The number of refugees arriving on Greek shores has fallen dramatically since a deal was brokered between Turkey and Europe but aid workers say summer's coming, and more migrants will too.
An idyllic stretch of coastline is the Greek frontline of the migrant crisis. The village and the people in it are the first responders.
"There are people soaking wet," says local Stratos Valamios. "They are scared, hungry, and what can you do when you see mothers with children shivering? You just trying to escape and come here. You help. To me there is no other option."
Mr Valamios is one of the villagers nominated for the Nobel Peace Prize, representing the Lesbos fishermen who dropped everything to help refugees arriving -- sometimes as many as 2000 a day he says, often in boats sinking with their weight.
"I got on my boat, and a woman with her baby, she was crying," he says. "She couldn't stop crying. Her story was that she, the previous day, she had tried to make the crossing and the boat sunk. She lost two of her babies. The bodies of her babies were recovered and we had a funeral and she left. So tell me, who's the hero here?"

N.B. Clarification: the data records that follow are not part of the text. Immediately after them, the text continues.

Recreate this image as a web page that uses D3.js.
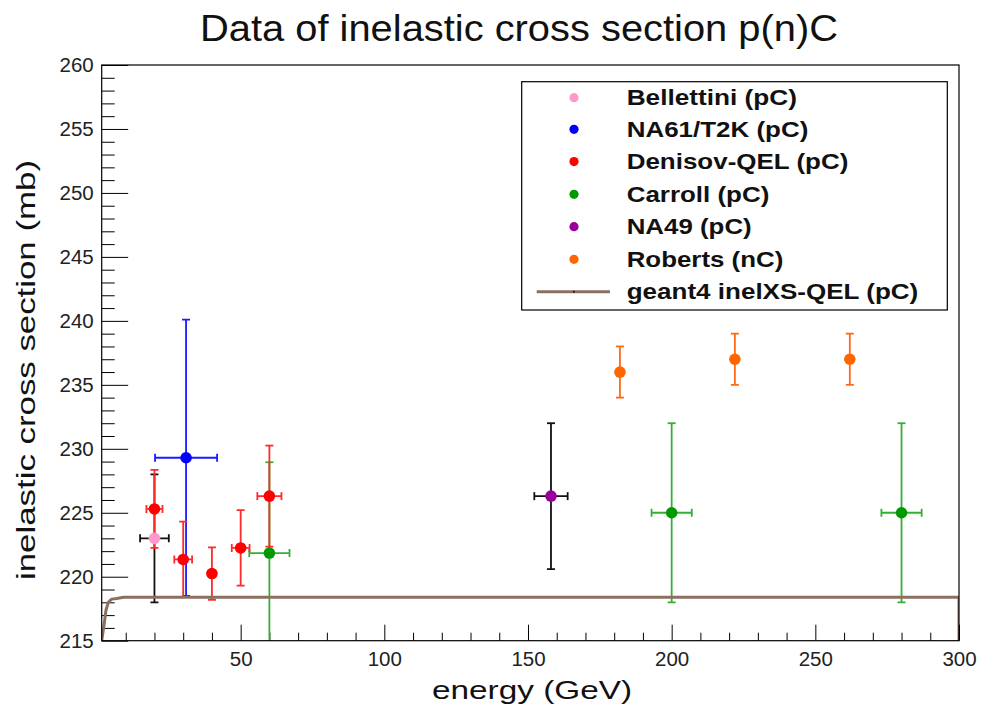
<!DOCTYPE html>
<html>
<head>
<meta charset="utf-8">
<script src="https://cdn.jsdelivr.net/npm/d3@7"></script>
<style>
  html, body { margin: 0; padding: 0; background: #fff; }
  svg { display: block; font-family: "Liberation Sans", Arial, Helvetica, sans-serif; }
</style>
</head>
<body>
<svg id="chart" width="992" height="707"></svg>
<script>
// ---- measurements: energy (GeV), inelastic cross section (mb) with errors ----
const bellettiniE = [20];
const bellettiniXS = [223.0];
const bellettiniErrE = [5];
const bellettiniErrXS = [5];

const na61E = [31];
const na61XS = [229.3];
const na61ErrE = [10.8];
const na61ErrXS = [10.8];

const denisovE = [20, 30, 40, 50, 60];
const denisovXS = [225.3, 221.35, 220.25, 222.25, 226.3];
const denisovErrE = [2.8, 3.1, 0, 3.1, 4.2];
const denisovErrXS = [3.05, 2.95, 2.05, 2.95, 3.95];

const carrollE = [60, 200, 280];
const carrollXS = [221.85, 225, 225];
const carrollErrE = [7, 7, 7];
const carrollErrXS = [7.1, 7, 7];

const na49E = [158];
const na49XS = [226.3];
const na49ErrE = [5.8];
const na49ErrXS = [5.7];

const robertsE = [182, 222, 262];
const robertsXS = [236, 237, 237];
const robertsErrE = [0, 0, 0];
const robertsErrXS = [2, 2, 2];

// geant4 model curve
const geant4E = [1.64, 2.44, 3.14, 3.94, 5.12, 6.86, 9.2, 300, 300];
const geant4XS = [215, 216.2, 217.4, 218.0, 218.25, 218.3, 218.4, 218.4, 215];

const legendLabels = ["Bellettini (pC)", "NA61/T2K (pC)", "Denisov-QEL (pC)", "Carroll (pC)",
                      "NA49 (pC)", "Roberts (nC)", "geant4 inelXS-QEL (pC)"];
const xTickValues = [50, 100, 150, 200, 250, 300];
const yTickValues = [215, 220, 225, 230, 235, 240, 245, 250, 255, 260];

const titleText = "Data of inelastic cross section p(n)C";
const xTitle = "energy (GeV)";
const yTitle = "inelastic cross section (mb)";

// ---- layout ----
const svg = d3.select("#chart");
const frame = { left: 101.7, right: 959, top: 65, bottom: 640.7 };

const x = d3.scaleLinear().domain([1.64, 300]).range([frame.left, frame.right]);
const y = d3.scaleLinear().domain([215, 260]).range([frame.bottom, frame.top]);

svg.append("rect").attr("width", 992).attr("height", 707).attr("fill", "#fff");

svg.append("defs").append("clipPath").attr("id", "plotClip")
  .append("rect")
  .attr("x", frame.left).attr("y", frame.top)
  .attr("width", frame.right - frame.left).attr("height", frame.bottom - frame.top);

// ---- axes (ticks drawn inward, as in ROOT) ----
const xMinor = d3.range(10, 301, 10).filter(v => v % 50 !== 0);
const yMinor = d3.range(215, 261, 1).filter(v => v % 5 !== 0);

const xAxisG = svg.append("g").attr("transform", `translate(0,${frame.bottom})`);
xAxisG.call(d3.axisBottom(x).tickValues(xTickValues).tickSize(-16).tickPadding(10).tickFormat(d3.format("d")));
svg.append("g").attr("transform", `translate(0,${frame.bottom})`)
  .call(d3.axisBottom(x).tickValues(xMinor).tickSize(-8).tickFormat(""))
  .call(g => g.select(".domain").remove());

const yAxisG = svg.append("g").attr("transform", `translate(${frame.left},0)`);
yAxisG.call(d3.axisLeft(y).tickValues(yTickValues).tickSize(-26.5).tickPadding(8).tickFormat(d3.format("d")));
svg.append("g").attr("transform", `translate(${frame.left},0)`)
  .call(d3.axisLeft(y).tickValues(yMinor).tickSize(-13).tickFormat(""))
  .call(g => g.select(".domain").remove());

[xAxisG, yAxisG].forEach(g => g.select(".domain").remove());
svg.selectAll(".tick line").attr("stroke", "#000").attr("stroke-width", 1);
svg.selectAll(".tick text")
  .attr("font-family", "Liberation Sans, Arial, sans-serif")
  .attr("font-size", 20.5).attr("fill", "#222");
xAxisG.selectAll(".tick text").attr("dy", null).attr("y", 25.5);

// ---- data series ----
const series = [
  { E: bellettiniE, XS: bellettiniXS, eE: bellettiniErrE, eXS: bellettiniErrXS, marker: "#ff99cc", err: "#111" },
  { E: na61E, XS: na61XS, eE: na61ErrE, eXS: na61ErrXS, marker: "#0000ff", err: "#1a1aff" },
  { E: carrollE, XS: carrollXS, eE: carrollErrE, eXS: carrollErrXS, marker: "#009900", err: "#33b033" },
  { E: denisovE, XS: denisovXS, eE: denisovErrE, eXS: denisovErrXS, marker: "#ff0000", err: "#ff2a2a" },
  { E: na49E, XS: na49XS, eE: na49ErrE, eXS: na49ErrXS, marker: "#990099", err: "#111" },
  { E: robertsE, XS: robertsXS, eE: robertsErrE, eXS: robertsErrXS, marker: "#ff6600", err: "#ff6a14" }
];
const legendColors = ["#ff99cc", "#0000ff", "#ff0000", "#009900", "#990099", "#ff6600"];

const plot = svg.append("g").attr("clip-path", "url(#plotClip)");
const cap = 4;

series.forEach(s => {
  const g = plot.append("g").attr("stroke", s.err).attr("stroke-width", 1.8).attr("fill", "none");
  s.E.forEach((e, i) => {
    const v = s.XS[i], cx = x(e), cy = y(v);
    const y0 = y(v - s.eXS[i]), y1 = y(v + s.eXS[i]);
    g.append("line").attr("x1", cx).attr("x2", cx).attr("y1", y0).attr("y2", y1);
    g.append("line").attr("x1", cx - cap).attr("x2", cx + cap).attr("y1", y0).attr("y2", y0);
    g.append("line").attr("x1", cx - cap).attr("x2", cx + cap).attr("y1", y1).attr("y2", y1);
    if (s.eE[i] > 0) {
      const x0 = x(e - s.eE[i]), x1 = x(e + s.eE[i]);
      g.append("line").attr("x1", x0).attr("x2", x1).attr("y1", cy).attr("y2", cy);
      g.append("line").attr("x1", x0).attr("x2", x0).attr("y1", cy - cap).attr("y2", cy + cap);
      g.append("line").attr("x1", x1).attr("x2", x1).attr("y1", cy - cap).attr("y2", cy + cap);
    }
  });
});

series.forEach(s => {
  plot.append("g").selectAll("circle")
    .data(s.E.map((e, i) => [e, s.XS[i]]))
    .join("circle")
    .attr("cx", d => x(d[0])).attr("cy", d => y(d[1]))
    .attr("r", 5.8).attr("fill", s.marker);
});

// geant4 curve
const line = d3.line().x(d => x(d[0])).y(d => y(d[1]));
plot.append("path")
  .datum(geant4E.map((e, i) => [e, geant4XS[i]]))
  .attr("d", line)
  .attr("fill", "none").attr("stroke", "#8c705f").attr("stroke-width", 3)
  .attr("stroke-linejoin", "round");

// frame
svg.append("rect")
  .attr("x", frame.left).attr("y", frame.top)
  .attr("width", frame.right - frame.left).attr("height", frame.bottom - frame.top)
  .attr("fill", "none").attr("stroke", "#000").attr("stroke-width", 1.2);

// ---- titles ----
svg.append("text").attr("x", 200).attr("y", 41)
  .attr("font-size", 37).attr("fill", "#111")
  .attr("textLength", 638).attr("lengthAdjust", "spacingAndGlyphs")
  .text(titleText);

svg.append("text").attr("x", 432).attr("y", 699)
  .attr("font-size", 25.6).attr("fill", "#111")
  .attr("textLength", 200).attr("lengthAdjust", "spacingAndGlyphs")
  .text(xTitle);

svg.append("text")
  .attr("transform", "translate(35,580) rotate(-90)")
  .attr("font-size", 26.5).attr("fill", "#111")
  .attr("textLength", 420).attr("lengthAdjust", "spacingAndGlyphs")
  .text(yTitle);

// ---- legend ----
const legend = svg.append("g");
legend.append("rect")
  .attr("x", 521.7).attr("y", 81.7).attr("width", 425.6).attr("height", 228.3)
  .attr("fill", "#fff").attr("stroke", "#000").attr("stroke-width", 1.2);

const rowY = [97.7, 129.3, 161.6, 194.3, 226.7, 259.3, 291.7];
const textRight = [797, 808.3, 848.3, 769.3, 751.7, 783.3, 918.3];
legendLabels.forEach((lab, i) => {
  if (i < legendColors.length) {
    legend.append("circle").attr("cx", 574).attr("cy", rowY[i]).attr("r", 4.6).attr("fill", legendColors[i]);
  } else {
    legend.append("line").attr("x1", 536.7).attr("x2", 610).attr("y1", rowY[i]).attr("y2", rowY[i])
      .attr("stroke", "#8c705f").attr("stroke-width", 3);
    legend.append("rect").attr("x", 573).attr("y", rowY[i] - 0.8).attr("width", 1.6).attr("height", 1.6).attr("fill", "#000");
  }
  legend.append("text")
    .attr("x", 626.7).attr("y", rowY[i] + 7.6)
    .attr("font-size", 21.3).attr("font-weight", "bold").attr("fill", "#111")
    .attr("textLength", textRight[i] - 626.7).attr("lengthAdjust", "spacingAndGlyphs")
    .text(lab);
});
</script>
</body>
</html>
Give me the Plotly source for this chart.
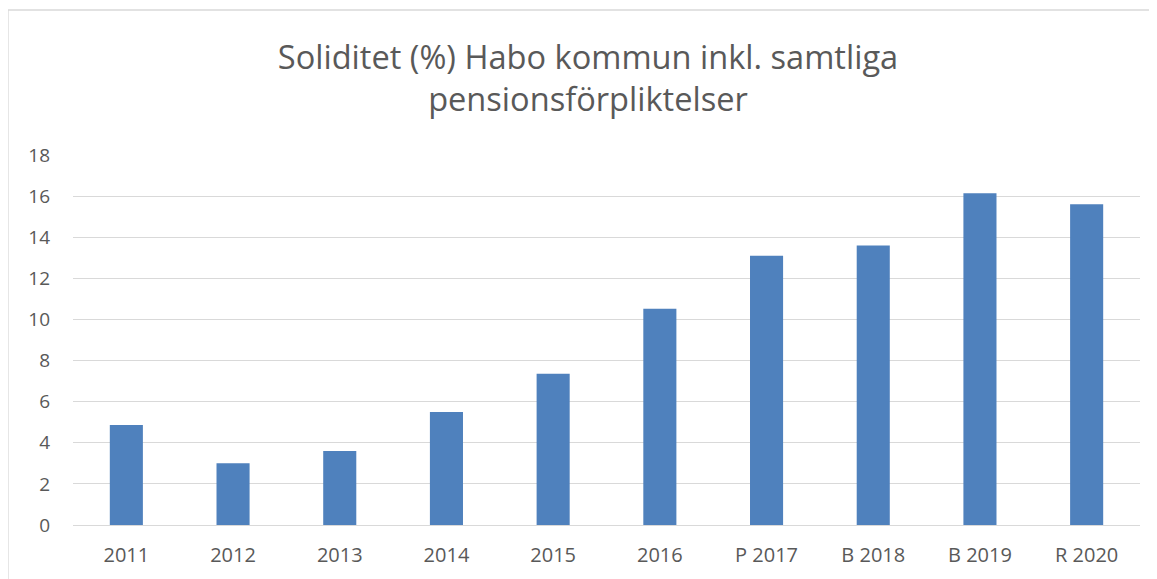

The new deal between Turkey and Europe is supposed to be a deterrent for migrants and the number of boats arriving has fallen. But they're still coming to Lesbos -- four in the last week, carrying about 150 people.
One of the boats was found with the punctures patched up, after having been stabbed by the refugees so they couldn't be turned straight back to neighbouring Turkey.
"The feeling is that, come the good weather, they will come back here," says Australian Zarah Prior.
Ms Prior volunteers at one of the seaside camps that offers immediate clothes, food and beds. She says Australia and New Zealand should try to help as much Europe.
"It's a global crisis," she says.
Just up the road is another transit camp -- once overflowing, now a ghost camp, for the time being at least.
"They come, they will," says volunteer Billy Vasilis. "They're not going to stop."
But this is a very different scene for volunteers like Mr Vasilis, who live and work in the hills, used to watching as dozens of boats streamed across the Aegean Sea every day and night.
"Sometimes I was crying seeing these people," he says.
Many aid workers will keep holding vigils on the shores, critical of the deal with Turkey and uncertain it will work.
For migrants and refugees who made the crossing over the Aegean Sea, landing in the prized gateway for Europe, under the EU-Turkey deal if their asylum claims are rejected it won't be long before they're rounded up and sent straight back -- a deterrent that for now appears to be working.